Another common configuration of a high-pressure pump for liquid chromatography is a “serial” configuration, illustrated for example in U.S. Pat. No. 4,245,963 to Hutchins et al. Here, liquid inspired at a pump intake is directed serially through a first pump cylinder and a second pump cylinder. Only a single inlet and a single outlet check valve are utilized. The coordinated motion of respective first and second pistons interacts cooperatively with the actions of the inlet and the outlet check valves to achieve a substantially constant output flow rate of liquid to a downstream receiving system.
As with the parallel pump configuration, a single drive motor may be used to affect the coordinated motion of the two pistons, through use of appropriate gearing or equivalent drive elements. Alternatively, a separate motor may be allocated for the drive of each piston, which can allow greater operational flexibility in motion coordination.

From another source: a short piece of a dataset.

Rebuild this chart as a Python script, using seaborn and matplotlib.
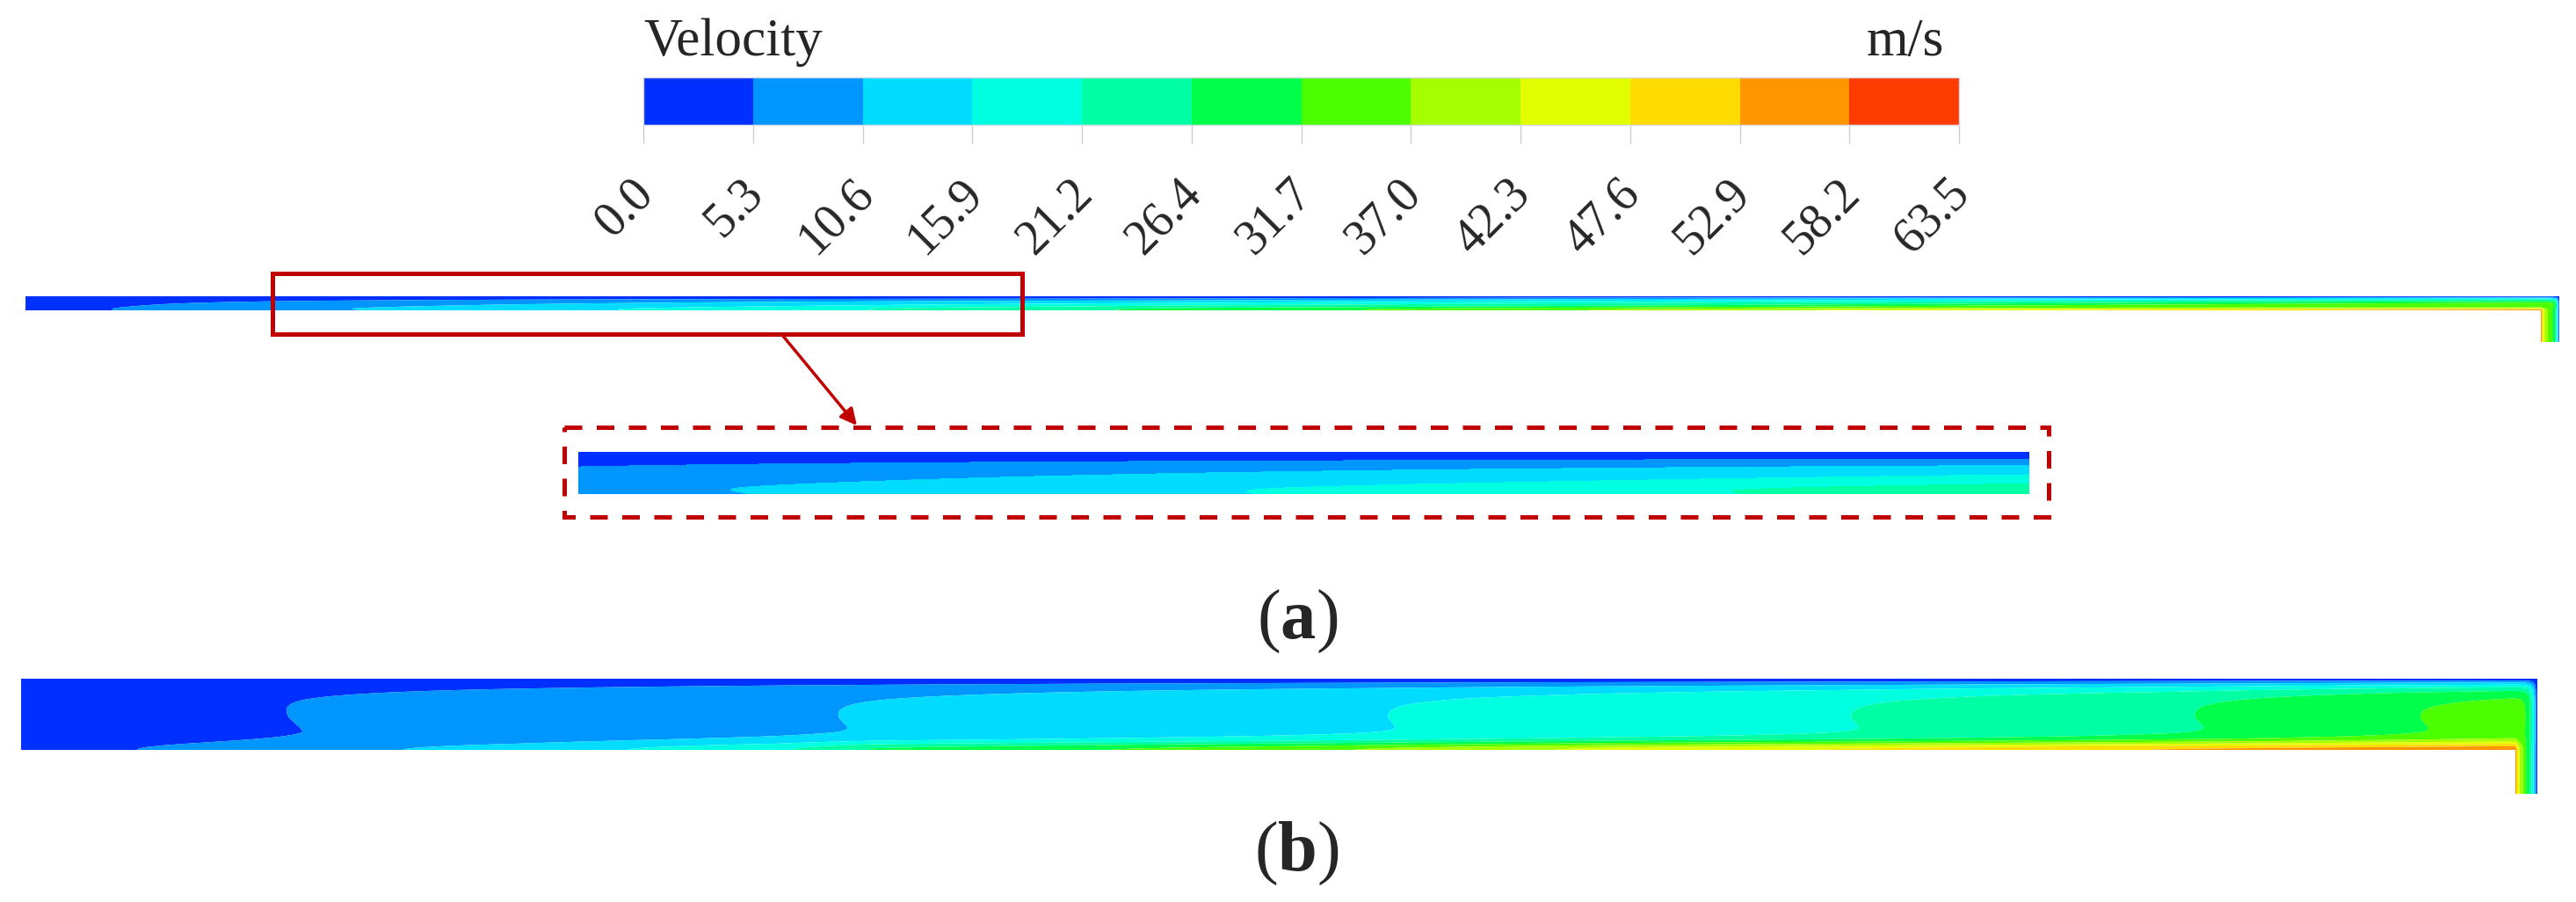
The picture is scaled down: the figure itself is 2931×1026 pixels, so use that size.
import numpy as np
import matplotlib
matplotlib.use("Agg")
import matplotlib.pyplot as plt
import matplotlib.transforms as mtransforms
from matplotlib.colors import ListedColormap, BoundaryNorm
from matplotlib.patches import Rectangle
import seaborn as sns

# colour bar
levels = [0.0, 5.3, 10.6, 15.9, 21.2, 26.4, 31.7, 37.0, 42.3, 47.6, 52.9, 58.2, 63.5]
tick_labels = ["0.0", "5.3", "10.6", "15.9", "21.2", "26.4", "31.7",
               "37.0", "42.3", "47.6", "52.9", "58.2", "63.5"]
band_colors = ["#0030ff", "#0096ff", "#00dcff", "#00ffe1", "#00ffa5", "#00ff4b",
               "#4bff00", "#a5ff00", "#e1ff00", "#ffdc00", "#ff9600", "#ff3c00"]

# panel (b): core velocity along the pipe (fraction of length)
core_pos_b = [0.0, 0.1, 0.318, 0.536, 0.72, 0.857, 0.946, 1.0]
core_vel_b = [2.0, 5.3, 10.6, 15.9, 21.2, 26.4, 31.7, 34.5]
# velocity next to the bottom wall
wall_pos_b = [0.0, 0.08, 0.2, 0.3, 0.34, 0.5, 0.65, 0.85, 1.0]
wall_vel_b = [3.0, 7.0, 13.0, 20.0, 27.0, 35.0, 45.0, 53.0, 57.0]
# how far the contours lag behind across the height (S shape)
lag_y_b = [0.0, 0.1, 0.25, 0.45, 0.7, 1.0]
lag_b = [0.0, 0.009, 0.013, 0.006, 0.0, 0.0]

# panel (a)
core_pos_a = [0.0, 0.06, 0.22, 0.42, 0.6, 0.78, 0.92, 1.0]
core_vel_a = [2.0, 5.3, 10.6, 15.9, 21.2, 26.4, 31.7, 34.0]
wall_pos_a = [0.0, 0.06, 0.2, 0.35, 0.5, 0.7, 0.88, 1.0]
wall_vel_a = [3.0, 7.0, 14.0, 22.0, 30.0, 42.0, 52.0, 56.0]

# outlet leg, across its width (inner wall -> outer wall)
leg_pos = [0.0, 0.2, 0.5, 1.0]
leg_vel = [56.0, 42.0, 34.0, 30.0]

sns.set_style("white")
plt.rcParams["font.family"] = ["Liberation Serif", "DejaVu Serif"]
plt.rcParams["mathtext.fontset"] = "custom"
plt.rcParams["mathtext.rm"] = "Liberation Serif"
plt.rcParams["mathtext.bf"] = "Liberation Serif:bold"

cmap = ListedColormap(sns.color_palette(band_colors))
norm = BoundaryNorm(levels, cmap.N)

W, H = 2931, 1026
fig = plt.figure(figsize=(W / 100, H / 100), dpi=100)
ax = fig.add_axes([0, 0, 1, 1])
ax.set_xlim(0, W)
ax.set_ylim(H, 0)
ax.axis("off")


def velocity(xf, yf, bottom, core_pos, core_vel, shift, d_top, d_bot):
    core = np.interp(xf - shift, core_pos, core_vel)
    v = core * np.tanh(np.clip(1 - yf, 0, None) / d_top)
    w = np.exp(-(np.clip(yf, 0, None) / d_bot) ** 2)
    return v + (bottom - v) * w


def shift_a(xf, yf):
    # contours of (a) lean more and more with distance along the pipe
    return 2.0 * (yf - 0.5) * np.minimum(xf, 0.45)


def shift_b(xf, yf):
    return np.interp(yf, lag_y_b, lag_b)


def draw_pipe(x0, x1, y_top, y_bot, y_leg, w_leg, core_pos, core_vel,
              wall_pos, wall_vel, shift_fn, d_top, d_bot, d_end):
    xs = np.linspace(x0, x1, int(x1 - x0) + 1)
    ys = np.linspace(y_top, y_leg, int((y_leg - y_top) * 3) + 1)
    X, Y = np.meshgrid(xs, ys)
    xf = (X - x0) / (x1 - x0)
    yf = (y_bot - Y) / (y_bot - y_top)
    yc = np.clip(yf, 0, 1)
    u = (X - (x1 - w_leg)) / w_leg
    leg = np.interp(u, leg_pos, leg_vel)
    bottom = np.where(u >= 0, leg, np.interp(xf, wall_pos, wall_vel))
    v = velocity(xf, yc, bottom, core_pos, core_vel, shift_fn(xf, yc), d_top, d_bot)
    v = np.where(yf < 0, leg, v)
    v = v * np.tanh(np.clip(x1 - X, 0, None) / d_end)
    v = np.ma.masked_where((yf < 0) & (u < 0), np.clip(v, 0.01, 63.4))
    ax.contourf(X, Y, v, levels=levels, cmap=cmap, norm=norm, antialiased=True)


# panel (a): whole pipe
draw_pipe(29, 2912, 337, 353, 389, 21, core_pos_a, core_vel_a,
          wall_pos_a, wall_vel_a, shift_a, d_top=0.2, d_bot=0.15, d_end=4)

# zoomed part of panel (a)
xa0, xa1, ya0, ya1 = 658, 2309, 514, 562
f0, f1 = 0.0975, 0.393
X, Y = np.meshgrid(np.linspace(xa0, xa1, xa1 - xa0 + 1),
                   np.linspace(ya0, ya1, 3 * (ya1 - ya0) + 1))
xf = f0 + (X - xa0) / (xa1 - xa0) * (f1 - f0)
yf = (ya1 - Y) / (ya1 - ya0)
v = velocity(xf, yf, np.interp(xf, wall_pos_a, wall_vel_a), core_pos_a, core_vel_a,
             shift_a(xf, yf), 0.2, 0.15)
ax.contourf(X, Y, np.clip(v, 0.01, 63.4), levels=levels, cmap=cmap, norm=norm)

# panel (b)
draw_pipe(24, 2887, 772, 853, 903, 25, core_pos_b, core_vel_b,
          wall_pos_b, wall_vel_b, shift_b, d_top=0.165, d_bot=0.12, d_end=8)

# zoom box, arrow and dashed frame
red = "#c00000"
ax.add_patch(Rectangle((310, 311), 853, 69, fill=False, ec=red, lw=3.6))
ax.add_patch(Rectangle((642, 486), 1689, 102, fill=False, ec=red, lw=3.6, ls=(0, (4, 3.3))))
ax.annotate("", xy=(975, 484), xytext=(890, 381),
            arrowprops=dict(arrowstyle="-|>", color=red, lw=2.5, mutation_scale=28,
                            shrinkA=0, shrinkB=0))

# panel labels
ax.text(1476, 707, r"($\mathbf{a}$)", fontsize=58, ha="center", va="center")
ax.text(1475, 971, r"($\mathbf{b}$)", fontsize=58, ha="center", va="center")

# colour bar
ax.text(732, 63, "Velocity", fontsize=44, ha="left", va="baseline")
ax.text(2212, 63, "m/s", fontsize=44, ha="right", va="baseline")
cax = fig.add_axes([732 / W, 1 - 142 / H, (2229 - 732) / W, 54 / H])
sm = plt.cm.ScalarMappable(norm=norm, cmap=cmap)
cb = fig.colorbar(sm, cax=cax, orientation="horizontal", ticks=levels)
cb.outline.set_edgecolor("#d8d8e8")
cb.outline.set_linewidth(1)
cax.tick_params(axis="x", length=15, width=1, color="#cccccc", pad=22, labelsize=40)
cax.set_xticklabels(tick_labels, rotation=45, ha="right")
offset = mtransforms.ScaledTranslation(0.22, 0, fig.dpi_scale_trans)
for lbl in cax.get_xticklabels():
    lbl.set_transform(lbl.get_transform() + offset)

fig.savefig("out.png", dpi=100, facecolor="white")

A ball-and-seat type of chromatography-pump check valve is particularly common. A typical configuration employs a stationary seat and a ball that is capable of being displaced toward or away from the seat. In a passive ball-and-seat check valve, fluid flow in one direction urges the ball against the seat, blocking the flow of fluid. Fluid flow in the opposite direction urges the ball away from the seat, opening a pathway through the valve. Some passive check valves include a spring that holds the ball against the seat until a differential fluid pressure across the valve exceeds a threshold value as determined by the force applied by the spring.
A chromatography pump check-valve ball is commonly fabricated from ruby while a check-valve seat is commonly fabricated from sapphire, zirconia, ruby, or materials that include crystalline aluminum oxide. Alternatively, check-valve balls and seats are fabricated from, for example, aluminum-oxide based ceramics, due to certain desired properties, for example, for their chemical inertness, resistance to wear, machineability, and/or stiffness.
Chromatography pumps are generally high-precision devices, designed to produce substantially stable and reproducible solvent flows at delivery pressures of as much as thousands of pounds per square inch (psi) or greater (i.e., tens of megaPascals or greater.) Back-leakage of a check valve can degrade or destroy the desired relationship between a control input (such as a pump step-motor step rate or step count) and a volume delivery output of chromatography solvent. As liquid chromatography systems for higher pressures and lower flow rates have been developed, attention has been directed to reducing leak rates. To achieve this goal, considerable effort has been expended by check valve manufacturers to produce balls that are highly spherical and that have an excellent surface finish. A corresponding effort has been expended by manufacturers to produce seats having a spherical sealing surface with a close tolerance as well as an excellent surface finish. The machining and grinding processes used for improved surface finishes and tight tolerances result in increased costs.
Many existing valves such as the abovementioned check valve including from a ruby ball and sapphire seat, though providing a good seal when new, become fouled in service by contamination such as foreign matter that lodges on either the ball or the seat sealing surface. This fouling at times is transient, where the fouling substance is swept downstream on a subsequent valve actuation, or may be more permanent, where restoration of proper valve function may require valve disassembly and aggressive cleaning, or component replacement. While fouling matter resides on the ball or seat, the check valve may be rendered partially or wholly inoperable due to a failure to properly seal against reverse flow. In another failure mode, the ruby and sapphire materials may become stuck together in the presence of particular solvents, rendering the valve inoperable because it cannot enable fluid flow in the forward direction.
Filters of various types have been employed by chromatography pump manufacturers in attempts to eliminate at least certain classes of particulate fouling. In practice, however, an in-line solvent filtration device that could remove all or nearly all incoming particulate contamination would typically require an effective pore size so small that the pump intake can become starved.